Barroso brach auch eine Lanze für die mögliche Aufnahme der Türkei in die EU. Die Türkei sei "ein großes, wirtschaftlich und geopolitisch wichtiges Land", dessen Reformprozess im EU-Interesse sei.
Allerdings sei klar, dass eine Aufnahme nur dann möglich sei, "wenn die Türkei alle Voraussetzungen erfüllt", so Barroso weitrer. "Letzten Endes müssen alle Mitgliedstaaten zustimmen. Das wird wohl noch einige Zeit dauern", sagte Barroso in dem "Bild"-Interview.
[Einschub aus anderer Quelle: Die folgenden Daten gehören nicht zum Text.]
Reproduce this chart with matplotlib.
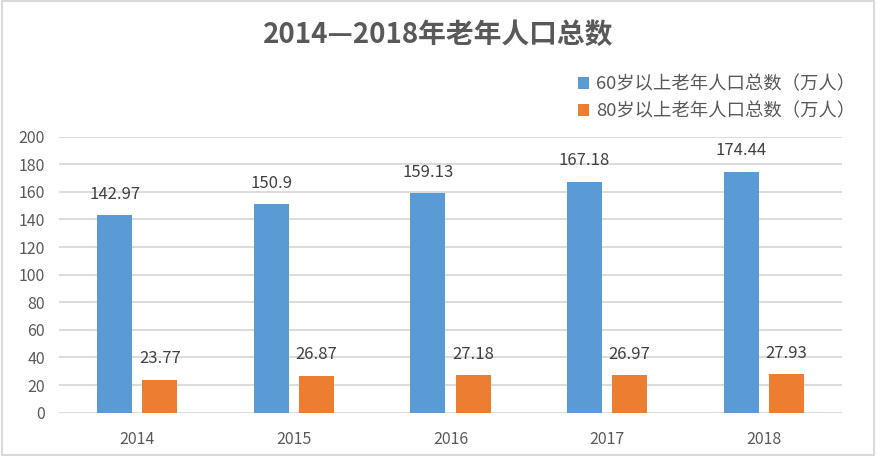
import numpy as np
import matplotlib
matplotlib.use('Agg')
import matplotlib.pyplot as plt
from matplotlib.patches import Rectangle

# ========== 数据 ==========
years = ['2014', '2015', '2016', '2017', '2018']
over60 = [142.97, 150.9, 159.13, 167.18, 174.44]
over80 = [23.77, 26.87, 27.18, 26.97, 27.93]
label60 = '60岁以上老年人口总数（万人）'
label80 = '80岁以上老年人口总数（万人）'
title = '2014—2018年老年人口总数'

# ========== 样式 ==========
plt.rcParams['font.family'] = ['Noto Sans CJK SC', 'DejaVu Sans']
blue = '#5B9BD5'
orange = '#ED7D31'
grid_c = '#D9D9D9'
tick_c = '#595959'
text_c = '#404040'

fig = plt.figure(figsize=(8.77, 4.57), dpi=100)
ax = fig.add_axes([0.0673, 0.097, 0.8927, 0.604])

x = np.arange(len(years))
w = 0.2235
off = 0.144
b1 = ax.bar(x - off, over60, w, color=blue, label=label60, zorder=3)
b2 = ax.bar(x + off, over80, w, color=orange, label=label80, zorder=3)

# 数据标签
for bars, vals in ((b1, over60), (b2, over80)):
    for r, v in zip(bars, vals):
        ax.annotate(f'{v:g}', (r.get_x() + r.get_width() / 2, r.get_height()),
                    xytext=(0, 9), textcoords='offset points',
                    ha='center', va='bottom', fontsize=12, color=text_c)

ax.set_xlim(-0.5, len(years) - 0.5)
ax.set_ylim(0, 200)
ax.set_yticks(np.arange(0, 201, 20))
ax.set_xticks(x)
ax.set_xticklabels(years)
ax.yaxis.grid(True, color=grid_c, linewidth=1.3, zorder=0)
ax.set_axisbelow(True)
for s in ax.spines.values():
    s.set_visible(False)
ax.tick_params(length=0, labelsize=11.5, colors=tick_c)
ax.tick_params(axis='x', pad=13)
ax.tick_params(axis='y', pad=10)

fig.text(0.5, 0.923, title, ha='center', va='center', fontsize=20,
         fontweight='bold', color=tick_c)

fig.legend(handles=[b1, b2], loc='center left', bbox_to_anchor=(0.659, 0.786),
           frameon=False, fontsize=13.2, borderpad=0, borderaxespad=0,
           handlelength=0.6, handleheight=0.6, handletextpad=0.4,
           labelspacing=0.5, labelcolor=tick_c)

# 外边框
fig.patches.append(Rectangle((0.002, 0.004), 0.995, 0.993, transform=fig.transFigure,
                             fill=False, edgecolor=grid_c, linewidth=1.5))

fig.savefig('out.png', dpi=100)
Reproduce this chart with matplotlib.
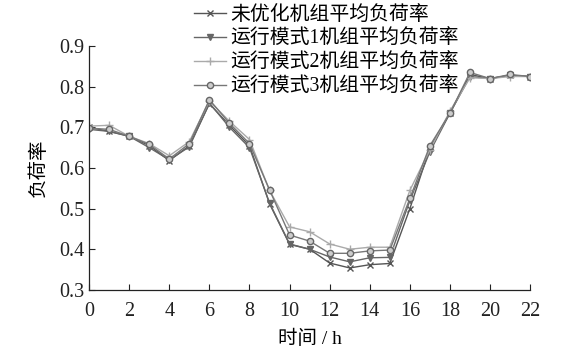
import matplotlib
matplotlib.use("Agg")
import matplotlib.pyplot as plt

plt.rcParams['font.family'] = ['Liberation Serif', 'Noto Sans CJK SC']
plt.rcParams['axes.unicode_minus'] = False

hours = list(range(23))
s_unopt = [0.700, 0.690, 0.678, 0.655, 0.618, 0.655, 0.758, 0.705, 0.655, 0.512, 0.412, 0.400, 0.366, 0.354, 0.362, 0.365, 0.500, 0.650, 0.735, 0.830, 0.820, 0.828, 0.825]
s_mode1 = [0.695, 0.690, 0.678, 0.650, 0.620, 0.652, 0.760, 0.700, 0.650, 0.514, 0.413, 0.400, 0.381, 0.369, 0.379, 0.380, 0.520, 0.640, 0.735, 0.825, 0.820, 0.828, 0.825]
s_mode2 = [0.703, 0.705, 0.678, 0.660, 0.630, 0.665, 0.765, 0.715, 0.670, 0.545, 0.455, 0.443, 0.413, 0.400, 0.405, 0.405, 0.545, 0.645, 0.740, 0.822, 0.820, 0.825, 0.825]
s_mode3 = [0.698, 0.695, 0.678, 0.658, 0.622, 0.660, 0.768, 0.710, 0.660, 0.546, 0.435, 0.420, 0.390, 0.390, 0.396, 0.398, 0.525, 0.655, 0.735, 0.835, 0.820, 0.830, 0.825]
labels = ['未优化机组平均负荷率', '运行模式1机组平均负荷率', '运行模式2机组平均负荷率', '运行模式3机组平均负荷率']
xticks = list(range(0, 23, 2))
yticks = [0.3, 0.4, 0.5, 0.6, 0.7, 0.8, 0.9]

fig = plt.figure(figsize=(5.64, 3.57), dpi=100)
ax = fig.add_axes([0.158, 0.188, 0.782, 0.683])

ax.plot(hours, s_unopt, color='#555555', lw=1.0, marker='x', ms=4, mew=1.0, label=labels[0])
ax.plot(hours, s_mode1, color='#666666', lw=1.0, marker='v', ms=5, label=labels[1])
ax.plot(hours, s_mode2, color='#aaaaaa', lw=1.0, marker='+', ms=6, mew=1.0, label=labels[2])
ax.plot(hours, s_mode3, color='#777777', lw=1.0, marker='o', ms=4.5, mfc='#cccccc', mec='#666666', label=labels[3])

ax.set_xlim(0, 22)
ax.set_ylim(0.3, 0.9)
ax.set_xticks(xticks)
ax.set_yticks(yticks)
ax.set_yticklabels([f'{v:.1f}' for v in yticks])
ax.tick_params(direction='in', labelsize=14.5, length=4, width=0.8, colors='#222222')
ax.tick_params(axis='x', pad=9)
for s in ['top', 'right']:
    ax.spines[s].set_visible(False)
for s in ['left', 'bottom']:
    ax.spines[s].set_color('#222222')
    ax.spines[s].set_linewidth(0.9)

ax.set_xlabel('时间 / h', fontsize=14, labelpad=6)
ax.set_ylabel('负荷率', fontsize=14, labelpad=8)

leg = fig.legend(loc='upper left', bbox_to_anchor=(0.344, 0.983), frameon=False, fontsize=14.3,
                 handlelength=1.6, handletextpad=0.25, labelspacing=0.24, borderaxespad=0,
                 borderpad=0)

fig.savefig('out.png', dpi=100, facecolor='white')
Die EU-Staaten hatten am Dienstag erstmals seit drei Jahren für die Eröffnung eines weiteren Kapitels in den Beitrittsverhandlungen mit der Türkei gestimmt. Die 2005 begonnenen Gespräche verlaufen schleppend. Insbesondere in Deutschland und Österreich gibt es Widerstände gegen einen EU-Beitritt der Türkei.
Vehement wies Barroso Vorwürfe zurück, es gebe in der EU zu viel Bürokratie und Regelungswut. Die Kommission sei nicht "die Wurzel allen Übels" in Europa. Der Vorwurf der Überregulierung sei "ungerechtfertigt". Natürlich würden Fehler gemacht. Aber viele EU-Regeln würden von den Regierungen einzelner Länder selbst angeregt oder massiv gefordert. "Sie treten auch nur in Kraft, wenn die Länder und das Parlament zustimmen", betonte der Kommissionspräsident.